**Given exercise:** Return the listing below unchanged, minus its pictures.

**Supplied data:**

━━━━

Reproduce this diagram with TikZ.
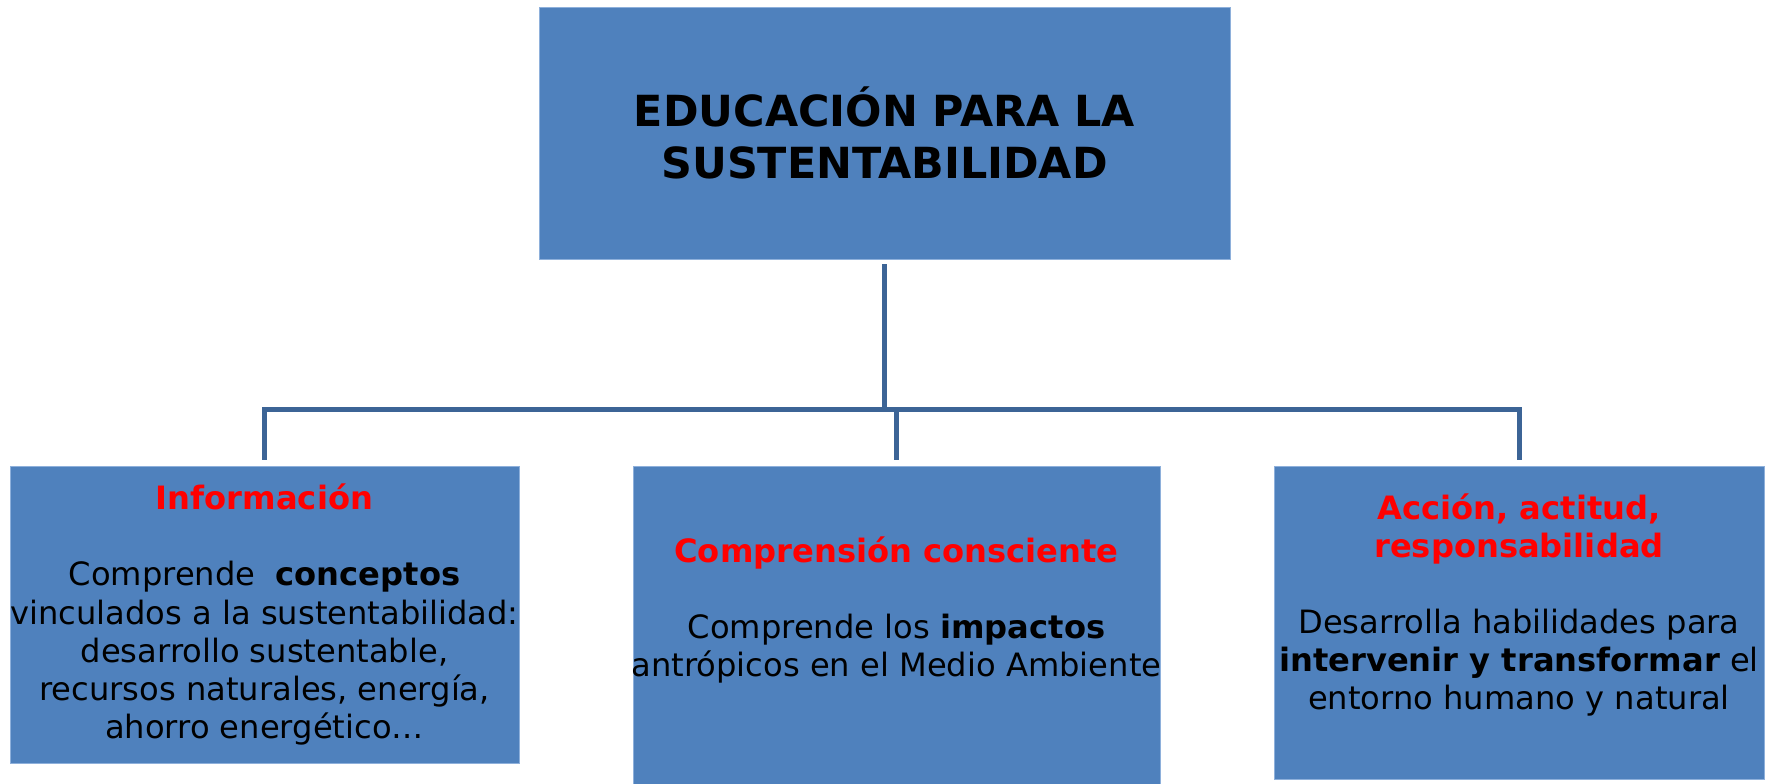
\documentclass[tikz,border=0pt]{standalone}
\usepackage{fontspec}
\setmainfont{DejaVu Sans}
\usetikzlibrary{positioning}
\definecolor{boxblue}{HTML}{4F81BD}
\definecolor{boxedge}{HTML}{8EB0DB}
\definecolor{linkblue}{HTML}{3C6496}
\newcommand{\redhead}[1]{\textcolor{red}{\textbf{#1}}}

\begin{document}
\begin{tikzpicture}[x=0.02cm, y=-0.02cm]
    \tikzset{Box/.style  = {fill=boxblue, draw=boxedge, line width=0.4pt, inner sep=0pt},
        Txt/.style  = {align=center, inner sep=0pt, font=\fontsize{18.3}{21.7}\selectfont},
        Link/.style = {draw=linkblue, line width=0.1cm}}
    \useasboundingbox (0,0) rectangle (1769,784);
    \node[Box, minimum width=13.82cm, minimum height=5.04cm, align=center,
        font=\fontsize{24.4}{29.5}\selectfont\bfseries] (edu) at (884.5,133)
        {EDUCACIÓN PARA LA\\SUSTENTABILIDAD};
    \node[Box, minimum width=10.18cm, minimum height=5.94cm] (info)   at (264.5,614.5) {};
    \node[Box, minimum width=10.54cm, minimum height=6.36cm] (compr)  at (896.5,625)   {};
    \node[Box, minimum width=9.80cm,  minimum height=6.26cm] (accion) at (1519,622.5)  {};
    \node[Txt] (info-t) at (info.center)
        {\redhead{Información}\\[\baselineskip]
         Comprende~ \textbf{conceptos}\\vinculados a la sustentabilidad:\\
         desarrollo sustentable,\\recursos naturales, energía,\\ahorro energético…};
    \node[Txt] (compr-t) at (896.5,610)
        {\redhead{Comprensión consciente}\\[\baselineskip]
         Comprende los \textbf{impactos}\\antrópicos en el Medio Ambiente};
    \node[Txt] (accion-t) at (1519,605)
        {\redhead{Acción, actitud,}\\\redhead{responsabilidad}\\[\baselineskip]
         Desarrolla habilidades para\\\textbf{intervenir y transformar} el\\
         entorno humano y natural};
    \path (edu.south) ++(0,150) coordinate (bus);
    \draw[Link, shorten <=0.1cm] (edu.south) -- (bus);
    \draw[Link, shorten >=0.12cm] (bus) -| (info.north);
    \draw[Link, shorten >=0.12cm] (bus) -| (compr.north);
    \draw[Link, shorten >=0.12cm] (bus) -| (accion.north);
\end{tikzpicture}
\end{document}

━━━━

**Solved exercise:**
Reproduce this diagram with TikZ.
\documentclass[tikz,border=0pt]{standalone}
\usepackage{fontspec}
\setmainfont{DejaVu Sans}
\usetikzlibrary{positioning}
\definecolor{boxblue}{HTML}{4F81BD}
\definecolor{boxedge}{HTML}{8EB0DB}
\definecolor{linkblue}{HTML}{3C6496}
\newcommand{\redhead}[1]{\textcolor{red}{\textbf{#1}}}

\begin{document}
\begin{tikzpicture}[x=0.02cm, y=-0.02cm]
    \tikzset{Box/.style  = {fill=boxblue, draw=boxedge, line width=0.4pt, inner sep=0pt},
        Txt/.style  = {align=center, inner sep=0pt, font=\fontsize{18.3}{21.7}\selectfont},
        Link/.style = {draw=linkblue, line width=0.1cm}}
    \useasboundingbox (0,0) rectangle (1769,784);
    \node[Box, minimum width=13.82cm, minimum height=5.04cm, align=center,
        font=\fontsize{24.4}{29.5}\selectfont\bfseries] (edu) at (884.5,133)
        {EDUCACIÓN PARA LA\\SUSTENTABILIDAD};
    \node[Box, minimum width=10.18cm, minimum height=5.94cm] (info)   at (264.5,614.5) {};
    \node[Box, minimum width=10.54cm, minimum height=6.36cm] (compr)  at (896.5,625)   {};
    \node[Box, minimum width=9.80cm,  minimum height=6.26cm] (accion) at (1519,622.5)  {};
    \node[Txt] (info-t) at (info.center)
        {\redhead{Información}\\[\baselineskip]
         Comprende~ \textbf{conceptos}\\vinculados a la sustentabilidad:\\
         desarrollo sustentable,\\recursos naturales, energía,\\ahorro energético…};
    \node[Txt] (compr-t) at (896.5,610)
        {\redhead{Comprensión consciente}\\[\baselineskip]
         Comprende los \textbf{impactos}\\antrópicos en el Medio Ambiente};
    \node[Txt] (accion-t) at (1519,605)
        {\redhead{Acción, actitud,}\\\redhead{responsabilidad}\\[\baselineskip]
         Desarrolla habilidades para\\\textbf{intervenir y transformar} el\\
         entorno humano y natural};
    \path (edu.south) ++(0,150) coordinate (bus);
    \draw[Link, shorten <=0.1cm] (edu.south) -- (bus);
    \draw[Link, shorten >=0.12cm] (bus) -| (info.north);
    \draw[Link, shorten >=0.12cm] (bus) -| (compr.north);
    \draw[Link, shorten >=0.12cm] (bus) -| (accion.north);
\end{tikzpicture}
\end{document}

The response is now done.